:: STATED PROBLEM ::
Carry none of the pictures over; write out the complete data exactly.
-- START --
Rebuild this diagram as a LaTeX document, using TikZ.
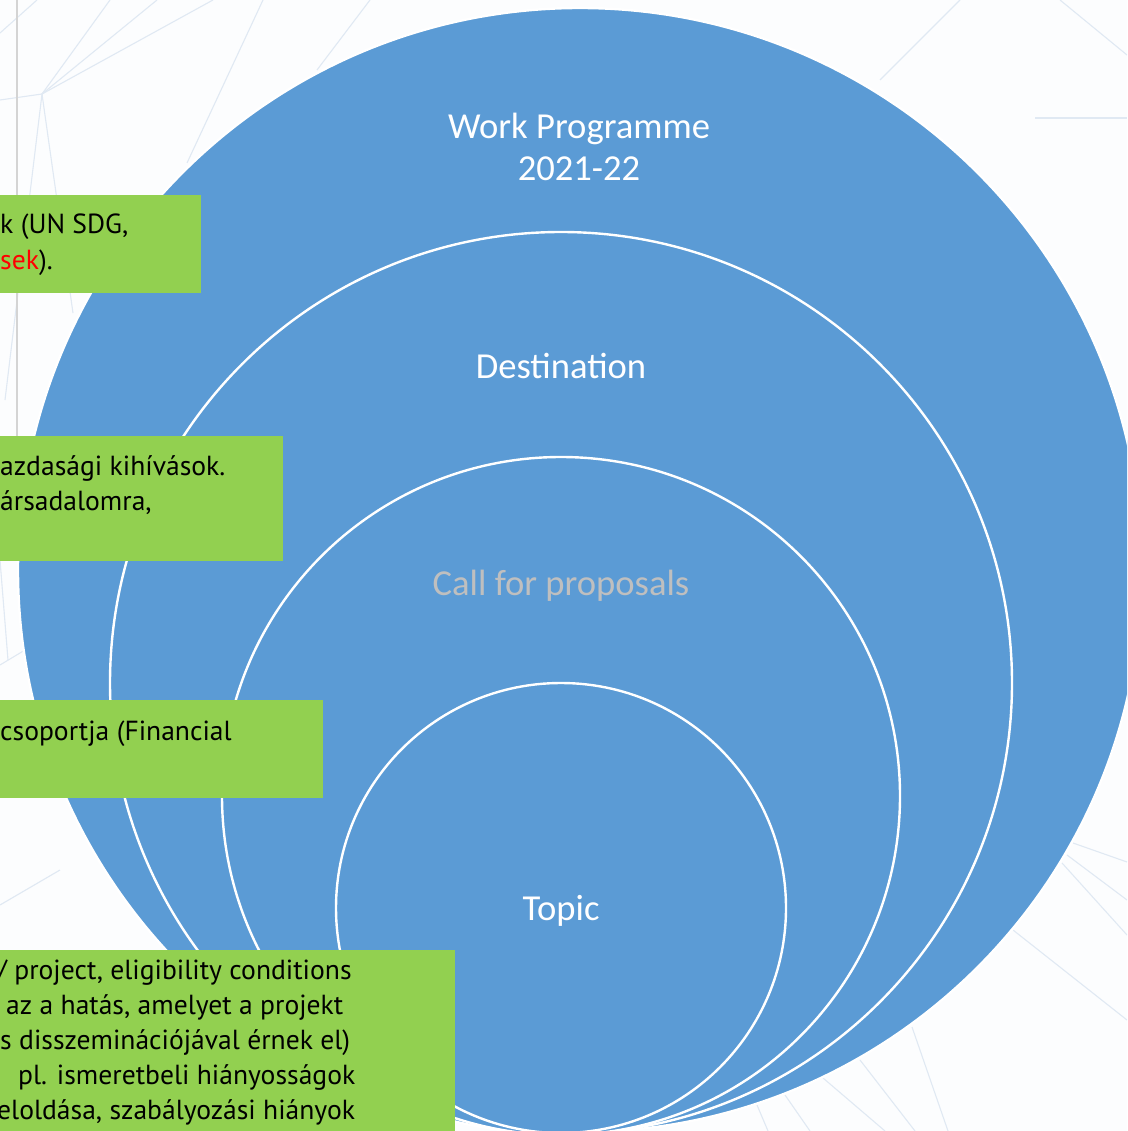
\documentclass[tikz,border=0pt]{standalone}
\usepackage{fontspec}
\setmainfont{Carlito}
\newfontfamily\boxfont{PT Sans}
\definecolor{cblue}{RGB}{91,155,213}
\definecolor{cgreen}{RGB}{146,208,80}
\definecolor{meshc}{RGB}{224,233,243}
\definecolor{bgc}{RGB}{252,253,254}
\definecolor{callgrey}{RGB}{191,191,191}
\definecolor{rulegrey}{RGB}{212,212,212}
\begin{document}
\begin{tikzpicture}[x=1pt,y=-1pt,
  ring/.style={circle,draw=white,line width=2.4pt,fill=cblue,inner sep=0pt,outer sep=0pt},
  lbl/.style={font=\fontsize{36.6}{42}\selectfont,text=white,align=center,inner sep=0pt},
  gbox/.style={fill=cgreen},
  gtxt/.style={font=\boxfont\fontsize{27.6}{35}\selectfont,anchor=base west,inner sep=0pt,text=black},
  meshline/.style={draw=meshc,line width=1.1pt}]
\useasboundingbox (0,0) rectangle (1127,1131);
\clip (0,0) rectangle (1127,1131);
\fill[bgc] (0,0) rectangle (1127,1131);
% faint background mesh
\coordinate (m1) at (42,94);
\draw[meshline] (m1) -- (0,100);
\draw[meshline] (m1) -- (110,0);
\draw[meshline] (m1) -- (157,0);
\draw[meshline] (m1) -- (213,0);
\draw[meshline] (m1) -- (73,313);
\draw[meshline] (m1) -- (5,400);
\draw[meshline] (0,33) -- (37,0);
\draw[meshline] (187,163) -- (263,0);
\draw[meshline] (317,70) -- (370,0);
\draw[meshline] (880,80) -- (960,0);
\draw[meshline] (1060,0) -- (1127,55);
\draw[meshline] (1035,118) -- (1127,118);
\draw[meshline] (1073,843) -- (1127,862);
\draw[meshline] (1067,855) -- (1127,900);
\draw[meshline] (1062,863) -- (1127,935);
\draw[meshline] (1013,930) -- (1127,1020);
\draw[meshline] (912,1027) -- (948,1131);
\draw[meshline] (860,1060) -- (915,1131);
\draw[meshline] (823,1078) -- (885,1131);
\draw[meshline] (785,1095) -- (810,1131);
\draw[meshline] (757,1105) -- (768,1131);
\draw[meshline] (0,905) -- (60,870);
\draw[meshline] (0,560) -- (8,660);
\draw[meshline] (0,665) -- (25,650);
% grey rule
\draw[rulegrey,line width=2.5pt] (17,0) -- (17,436);
% nested circles
\node[ring,minimum size=1124pt] (wp) at (580,570) {};
\node[ring,minimum size=902pt] (dest) at (561,683) {};
\node[ring,minimum size=678pt] (call) at (561,796) {};
\node[ring,minimum size=450pt] (topic) at (561,908) {};
% circle labels
\node[lbl] (wpl) at (579,147) {Work Programme\\2021-22};
\node[lbl,anchor=base] (destl) at (561,378) {Destination};
\node[lbl,anchor=base,text=callgrey] (calll) at (561,595) {Call for proposals};
\node[lbl,anchor=base] (topicl) at (561,920) {Topic};
% green boxes
\fill[gbox] (-1,195) rectangle (201,293);
\fill[gbox] (-1,436) rectangle (283,561);
\fill[gbox] (-1,700) rectangle (323,798);
\fill[gbox] (-1,950) rectangle (455,1135);
% box texts
\node[gtxt] (b1a) at (0,234) {k (UN SDG,};
\node[gtxt] (b1b) at (0,270) {\textcolor{red}{sek}).};
\node[gtxt] (b2a) at (0,475) {azdasági kihívások.};
\node[gtxt] (b2b) at (0,510) {ársadalomra,};
\node[gtxt] (b3a) at (0,740) {csoportja (Financial};
\node[gtxt] (b4a) at (-3,979) {/ project, eligibility conditions};
\node[gtxt] (b4b) at (6,1014) {az a hatás, amelyet a projekt};
\node[gtxt] (b4c) at (0,1049) {s disszeminációjával érnek el)};
\node[gtxt] (b4d) at (18,1084) {pl. ismeretbeli hiányosságok};
\node[gtxt] (b4e) at (-3,1119) {eloldása, szabályozási hiányok};
\end{tikzpicture}
\end{document}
-- END --
:: SOLUTION ::
Rebuild this diagram as a LaTeX document, using TikZ.
\documentclass[tikz,border=0pt]{standalone}
\usepackage{fontspec}
\setmainfont{Carlito}
\newfontfamily\boxfont{PT Sans}
\definecolor{cblue}{RGB}{91,155,213}
\definecolor{cgreen}{RGB}{146,208,80}
\definecolor{meshc}{RGB}{224,233,243}
\definecolor{bgc}{RGB}{252,253,254}
\definecolor{callgrey}{RGB}{191,191,191}
\definecolor{rulegrey}{RGB}{212,212,212}
\begin{document}
\begin{tikzpicture}[x=1pt,y=-1pt,
  ring/.style={circle,draw=white,line width=2.4pt,fill=cblue,inner sep=0pt,outer sep=0pt},
  lbl/.style={font=\fontsize{36.6}{42}\selectfont,text=white,align=center,inner sep=0pt},
  gbox/.style={fill=cgreen},
  gtxt/.style={font=\boxfont\fontsize{27.6}{35}\selectfont,anchor=base west,inner sep=0pt,text=black},
  meshline/.style={draw=meshc,line width=1.1pt}]
\useasboundingbox (0,0) rectangle (1127,1131);
\clip (0,0) rectangle (1127,1131);
\fill[bgc] (0,0) rectangle (1127,1131);
% faint background mesh
\coordinate (m1) at (42,94);
\draw[meshline] (m1) -- (0,100);
\draw[meshline] (m1) -- (110,0);
\draw[meshline] (m1) -- (157,0);
\draw[meshline] (m1) -- (213,0);
\draw[meshline] (m1) -- (73,313);
\draw[meshline] (m1) -- (5,400);
\draw[meshline] (0,33) -- (37,0);
\draw[meshline] (187,163) -- (263,0);
\draw[meshline] (317,70) -- (370,0);
\draw[meshline] (880,80) -- (960,0);
\draw[meshline] (1060,0) -- (1127,55);
\draw[meshline] (1035,118) -- (1127,118);
\draw[meshline] (1073,843) -- (1127,862);
\draw[meshline] (1067,855) -- (1127,900);
\draw[meshline] (1062,863) -- (1127,935);
\draw[meshline] (1013,930) -- (1127,1020);
\draw[meshline] (912,1027) -- (948,1131);
\draw[meshline] (860,1060) -- (915,1131);
\draw[meshline] (823,1078) -- (885,1131);
\draw[meshline] (785,1095) -- (810,1131);
\draw[meshline] (757,1105) -- (768,1131);
\draw[meshline] (0,905) -- (60,870);
\draw[meshline] (0,560) -- (8,660);
\draw[meshline] (0,665) -- (25,650);
% grey rule
\draw[rulegrey,line width=2.5pt] (17,0) -- (17,436);
% nested circles
\node[ring,minimum size=1124pt] (wp) at (580,570) {};
\node[ring,minimum size=902pt] (dest) at (561,683) {};
\node[ring,minimum size=678pt] (call) at (561,796) {};
\node[ring,minimum size=450pt] (topic) at (561,908) {};
% circle labels
\node[lbl] (wpl) at (579,147) {Work Programme\\2021-22};
\node[lbl,anchor=base] (destl) at (561,378) {Destination};
\node[lbl,anchor=base,text=callgrey] (calll) at (561,595) {Call for proposals};
\node[lbl,anchor=base] (topicl) at (561,920) {Topic};
% green boxes
\fill[gbox] (-1,195) rectangle (201,293);
\fill[gbox] (-1,436) rectangle (283,561);
\fill[gbox] (-1,700) rectangle (323,798);
\fill[gbox] (-1,950) rectangle (455,1135);
% box texts
\node[gtxt] (b1a) at (0,234) {k (UN SDG,};
\node[gtxt] (b1b) at (0,270) {\textcolor{red}{sek}).};
\node[gtxt] (b2a) at (0,475) {azdasági kihívások.};
\node[gtxt] (b2b) at (0,510) {ársadalomra,};
\node[gtxt] (b3a) at (0,740) {csoportja (Financial};
\node[gtxt] (b4a) at (-3,979) {/ project, eligibility conditions};
\node[gtxt] (b4b) at (6,1014) {az a hatás, amelyet a projekt};
\node[gtxt] (b4c) at (0,1049) {s disszeminációjával érnek el)};
\node[gtxt] (b4d) at (18,1084) {pl. ismeretbeli hiányosságok};
\node[gtxt] (b4e) at (-3,1119) {eloldása, szabályozási hiányok};
\end{tikzpicture}
\end{document}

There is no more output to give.